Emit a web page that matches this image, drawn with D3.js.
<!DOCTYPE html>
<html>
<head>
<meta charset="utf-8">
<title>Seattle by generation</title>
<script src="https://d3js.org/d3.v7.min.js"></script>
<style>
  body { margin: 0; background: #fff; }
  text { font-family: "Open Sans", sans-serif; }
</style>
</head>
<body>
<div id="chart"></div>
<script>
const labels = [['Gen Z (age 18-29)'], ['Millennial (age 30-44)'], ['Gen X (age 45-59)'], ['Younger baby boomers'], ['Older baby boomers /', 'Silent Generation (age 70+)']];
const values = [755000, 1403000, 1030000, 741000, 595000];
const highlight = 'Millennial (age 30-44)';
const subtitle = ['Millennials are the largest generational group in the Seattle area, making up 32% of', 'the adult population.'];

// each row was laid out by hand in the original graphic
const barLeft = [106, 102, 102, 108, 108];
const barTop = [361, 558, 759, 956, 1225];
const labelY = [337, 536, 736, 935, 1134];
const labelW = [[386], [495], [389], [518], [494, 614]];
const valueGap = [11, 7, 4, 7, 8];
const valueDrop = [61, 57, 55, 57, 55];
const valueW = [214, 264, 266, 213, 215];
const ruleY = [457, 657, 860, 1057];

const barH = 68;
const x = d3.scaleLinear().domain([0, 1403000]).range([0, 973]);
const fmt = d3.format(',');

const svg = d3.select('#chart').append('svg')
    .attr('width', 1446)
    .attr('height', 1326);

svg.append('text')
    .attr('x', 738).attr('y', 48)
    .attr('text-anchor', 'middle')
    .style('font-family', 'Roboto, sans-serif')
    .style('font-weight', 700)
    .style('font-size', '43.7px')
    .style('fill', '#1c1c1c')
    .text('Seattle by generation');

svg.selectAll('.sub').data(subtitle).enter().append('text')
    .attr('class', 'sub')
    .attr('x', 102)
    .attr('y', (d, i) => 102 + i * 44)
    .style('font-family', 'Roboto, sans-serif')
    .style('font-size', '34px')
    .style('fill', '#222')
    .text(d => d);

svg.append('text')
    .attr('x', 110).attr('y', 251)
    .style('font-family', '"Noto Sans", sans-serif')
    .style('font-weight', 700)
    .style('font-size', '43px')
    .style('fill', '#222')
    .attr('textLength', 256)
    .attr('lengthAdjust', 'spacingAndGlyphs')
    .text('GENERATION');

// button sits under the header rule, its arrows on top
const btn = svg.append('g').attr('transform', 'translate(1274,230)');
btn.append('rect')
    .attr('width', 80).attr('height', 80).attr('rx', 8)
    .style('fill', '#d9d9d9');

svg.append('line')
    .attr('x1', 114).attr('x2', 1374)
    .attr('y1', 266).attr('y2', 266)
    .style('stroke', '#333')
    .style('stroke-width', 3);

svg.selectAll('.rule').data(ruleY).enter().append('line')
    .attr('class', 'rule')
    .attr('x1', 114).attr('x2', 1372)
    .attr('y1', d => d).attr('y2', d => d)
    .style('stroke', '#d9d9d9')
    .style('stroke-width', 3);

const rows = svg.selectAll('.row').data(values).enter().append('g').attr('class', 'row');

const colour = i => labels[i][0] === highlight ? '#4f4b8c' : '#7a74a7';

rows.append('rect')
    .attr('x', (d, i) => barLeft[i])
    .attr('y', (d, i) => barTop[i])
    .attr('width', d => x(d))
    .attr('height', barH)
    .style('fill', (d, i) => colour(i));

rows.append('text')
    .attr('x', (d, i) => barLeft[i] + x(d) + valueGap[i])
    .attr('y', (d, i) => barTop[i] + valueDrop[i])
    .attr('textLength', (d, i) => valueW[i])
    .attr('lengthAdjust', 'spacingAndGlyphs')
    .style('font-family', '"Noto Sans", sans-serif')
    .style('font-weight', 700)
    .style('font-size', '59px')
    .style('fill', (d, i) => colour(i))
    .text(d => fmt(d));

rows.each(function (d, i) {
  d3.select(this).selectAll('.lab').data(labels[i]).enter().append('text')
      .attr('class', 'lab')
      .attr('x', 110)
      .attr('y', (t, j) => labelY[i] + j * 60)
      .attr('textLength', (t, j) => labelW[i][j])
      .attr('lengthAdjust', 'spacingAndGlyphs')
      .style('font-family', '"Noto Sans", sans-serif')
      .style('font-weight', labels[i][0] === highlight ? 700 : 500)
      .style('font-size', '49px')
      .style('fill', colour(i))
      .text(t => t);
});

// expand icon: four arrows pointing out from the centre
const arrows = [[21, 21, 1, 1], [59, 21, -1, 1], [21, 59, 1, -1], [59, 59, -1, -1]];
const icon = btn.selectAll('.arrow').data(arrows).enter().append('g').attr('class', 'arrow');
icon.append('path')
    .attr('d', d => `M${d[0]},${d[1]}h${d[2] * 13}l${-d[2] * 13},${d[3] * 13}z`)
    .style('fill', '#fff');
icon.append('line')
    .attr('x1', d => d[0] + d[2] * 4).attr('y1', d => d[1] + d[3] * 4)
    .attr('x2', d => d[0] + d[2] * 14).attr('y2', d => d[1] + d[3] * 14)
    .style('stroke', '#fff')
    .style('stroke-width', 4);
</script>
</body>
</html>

> **Short exercise**: From the listing above, collect each line in which the string "this" appears.

> **Exercise result**:
Emit a web page that matches this image, drawn with D3.js.
  d3.select(this).selectAll('.lab').data(labels[i]).enter().append('text')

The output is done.